▸ Records shown:

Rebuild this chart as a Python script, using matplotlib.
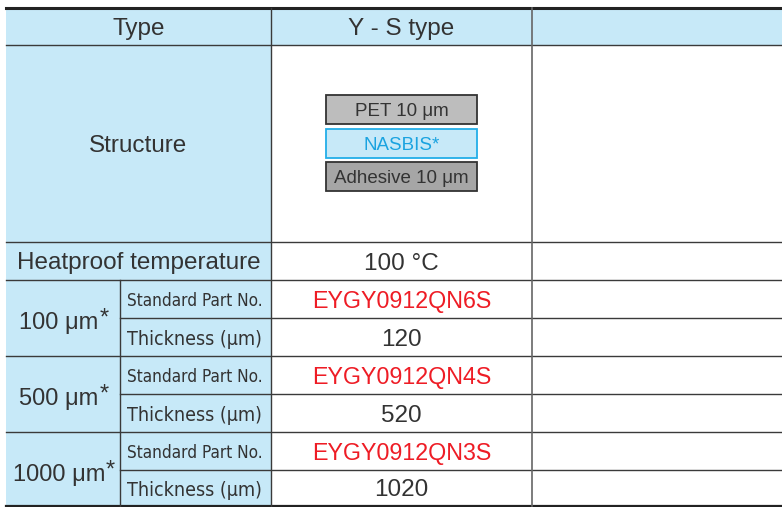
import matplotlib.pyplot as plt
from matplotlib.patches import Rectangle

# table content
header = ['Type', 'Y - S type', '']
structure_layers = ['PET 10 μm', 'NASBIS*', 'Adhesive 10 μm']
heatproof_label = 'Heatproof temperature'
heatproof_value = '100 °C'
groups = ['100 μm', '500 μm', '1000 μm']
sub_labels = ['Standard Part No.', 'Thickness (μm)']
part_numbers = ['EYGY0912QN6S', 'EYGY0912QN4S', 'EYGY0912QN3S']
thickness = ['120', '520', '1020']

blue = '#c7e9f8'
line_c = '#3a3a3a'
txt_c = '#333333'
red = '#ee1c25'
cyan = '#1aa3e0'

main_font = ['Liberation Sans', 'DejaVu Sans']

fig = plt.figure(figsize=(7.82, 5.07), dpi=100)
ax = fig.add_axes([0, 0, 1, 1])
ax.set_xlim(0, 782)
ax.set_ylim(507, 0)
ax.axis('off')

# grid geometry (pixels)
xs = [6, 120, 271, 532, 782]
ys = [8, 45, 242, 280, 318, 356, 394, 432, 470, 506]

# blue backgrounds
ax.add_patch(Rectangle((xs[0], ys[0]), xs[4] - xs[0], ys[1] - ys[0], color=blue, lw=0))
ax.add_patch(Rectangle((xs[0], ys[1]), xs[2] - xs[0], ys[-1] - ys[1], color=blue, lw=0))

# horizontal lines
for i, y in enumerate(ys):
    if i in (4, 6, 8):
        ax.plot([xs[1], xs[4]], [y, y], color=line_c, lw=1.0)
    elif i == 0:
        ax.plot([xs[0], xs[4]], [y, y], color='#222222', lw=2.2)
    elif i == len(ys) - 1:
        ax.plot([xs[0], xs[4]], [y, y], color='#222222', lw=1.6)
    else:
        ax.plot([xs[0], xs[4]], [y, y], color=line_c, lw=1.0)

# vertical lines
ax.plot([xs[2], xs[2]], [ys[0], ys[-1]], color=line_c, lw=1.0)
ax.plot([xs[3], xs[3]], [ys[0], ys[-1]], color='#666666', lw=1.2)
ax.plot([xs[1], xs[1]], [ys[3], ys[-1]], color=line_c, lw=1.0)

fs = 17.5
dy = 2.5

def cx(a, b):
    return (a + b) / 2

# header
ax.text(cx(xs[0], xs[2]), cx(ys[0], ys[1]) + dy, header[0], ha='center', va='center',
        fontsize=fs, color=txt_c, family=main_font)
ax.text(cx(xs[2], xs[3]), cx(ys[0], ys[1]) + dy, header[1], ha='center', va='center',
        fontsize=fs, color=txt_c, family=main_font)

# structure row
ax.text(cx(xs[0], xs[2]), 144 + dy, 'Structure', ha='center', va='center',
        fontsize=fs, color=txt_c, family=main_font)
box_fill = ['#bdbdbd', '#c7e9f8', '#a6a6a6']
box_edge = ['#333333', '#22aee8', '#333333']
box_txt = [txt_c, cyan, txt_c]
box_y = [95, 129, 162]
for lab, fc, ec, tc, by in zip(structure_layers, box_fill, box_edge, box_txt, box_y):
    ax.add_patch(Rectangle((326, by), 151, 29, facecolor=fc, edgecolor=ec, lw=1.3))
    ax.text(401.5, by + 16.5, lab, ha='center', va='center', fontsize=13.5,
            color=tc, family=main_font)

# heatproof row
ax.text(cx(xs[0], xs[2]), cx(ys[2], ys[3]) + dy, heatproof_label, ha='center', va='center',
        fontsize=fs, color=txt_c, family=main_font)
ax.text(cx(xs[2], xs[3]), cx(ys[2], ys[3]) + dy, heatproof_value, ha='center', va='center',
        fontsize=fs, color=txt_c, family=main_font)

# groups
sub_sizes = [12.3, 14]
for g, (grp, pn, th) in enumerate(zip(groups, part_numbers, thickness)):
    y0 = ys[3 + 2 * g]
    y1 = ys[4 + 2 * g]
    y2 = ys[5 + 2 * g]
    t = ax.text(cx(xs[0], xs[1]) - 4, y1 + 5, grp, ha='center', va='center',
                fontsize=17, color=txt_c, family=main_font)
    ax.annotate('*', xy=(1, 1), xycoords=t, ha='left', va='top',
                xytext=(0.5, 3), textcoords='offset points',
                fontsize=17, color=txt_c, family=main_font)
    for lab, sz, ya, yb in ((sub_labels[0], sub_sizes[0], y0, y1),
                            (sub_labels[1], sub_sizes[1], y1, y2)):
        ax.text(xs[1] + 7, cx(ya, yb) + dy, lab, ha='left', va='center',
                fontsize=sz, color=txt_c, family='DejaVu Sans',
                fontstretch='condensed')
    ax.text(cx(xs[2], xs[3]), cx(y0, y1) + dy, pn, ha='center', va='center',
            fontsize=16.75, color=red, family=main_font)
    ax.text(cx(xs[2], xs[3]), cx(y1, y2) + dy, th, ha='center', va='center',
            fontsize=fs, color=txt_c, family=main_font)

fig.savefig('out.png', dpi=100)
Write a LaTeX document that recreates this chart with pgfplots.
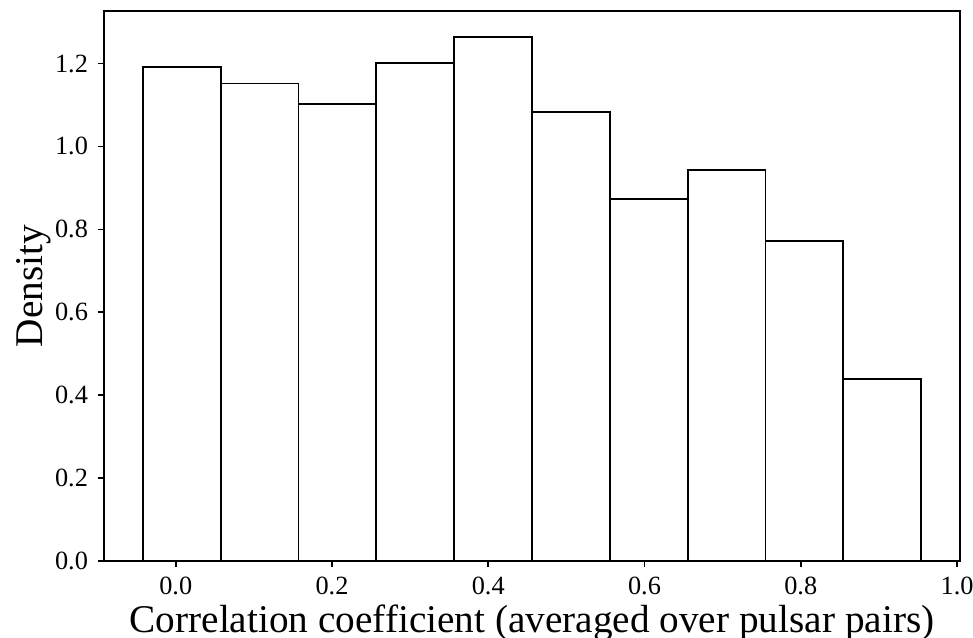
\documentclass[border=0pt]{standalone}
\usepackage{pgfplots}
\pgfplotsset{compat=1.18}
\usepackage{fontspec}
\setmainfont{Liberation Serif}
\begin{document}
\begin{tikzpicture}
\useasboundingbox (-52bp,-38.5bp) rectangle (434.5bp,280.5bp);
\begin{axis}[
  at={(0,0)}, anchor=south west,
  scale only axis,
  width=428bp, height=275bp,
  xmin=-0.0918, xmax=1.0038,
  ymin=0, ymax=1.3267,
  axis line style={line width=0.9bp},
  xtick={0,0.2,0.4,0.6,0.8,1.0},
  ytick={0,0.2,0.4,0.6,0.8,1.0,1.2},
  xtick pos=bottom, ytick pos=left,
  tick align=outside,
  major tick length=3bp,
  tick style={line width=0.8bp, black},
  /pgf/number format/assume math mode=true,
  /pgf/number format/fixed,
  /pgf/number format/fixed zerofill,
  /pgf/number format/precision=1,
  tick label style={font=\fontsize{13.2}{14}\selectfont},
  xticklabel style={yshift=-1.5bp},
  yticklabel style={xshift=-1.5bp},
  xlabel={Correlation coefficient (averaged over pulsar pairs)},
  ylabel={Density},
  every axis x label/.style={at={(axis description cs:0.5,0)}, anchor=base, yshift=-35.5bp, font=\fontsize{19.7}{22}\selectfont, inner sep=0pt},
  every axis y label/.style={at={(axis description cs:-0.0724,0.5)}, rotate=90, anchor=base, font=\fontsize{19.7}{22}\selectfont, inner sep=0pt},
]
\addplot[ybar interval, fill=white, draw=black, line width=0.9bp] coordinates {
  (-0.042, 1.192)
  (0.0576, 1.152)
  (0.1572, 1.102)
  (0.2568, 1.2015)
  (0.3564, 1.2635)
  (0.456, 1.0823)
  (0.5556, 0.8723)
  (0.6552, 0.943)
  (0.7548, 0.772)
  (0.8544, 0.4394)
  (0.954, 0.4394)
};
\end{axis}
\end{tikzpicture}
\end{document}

▸ Challenge:
Every line from the start of the listing above through the line with "from matplotlib.patches import Rectangle" should be repeated exactly; skip the pictures and add nothing else.

▸ Solution for this task:
Rebuild this chart as a Python script, using matplotlib.
import matplotlib.pyplot as plt
from matplotlib.patches import Rectangle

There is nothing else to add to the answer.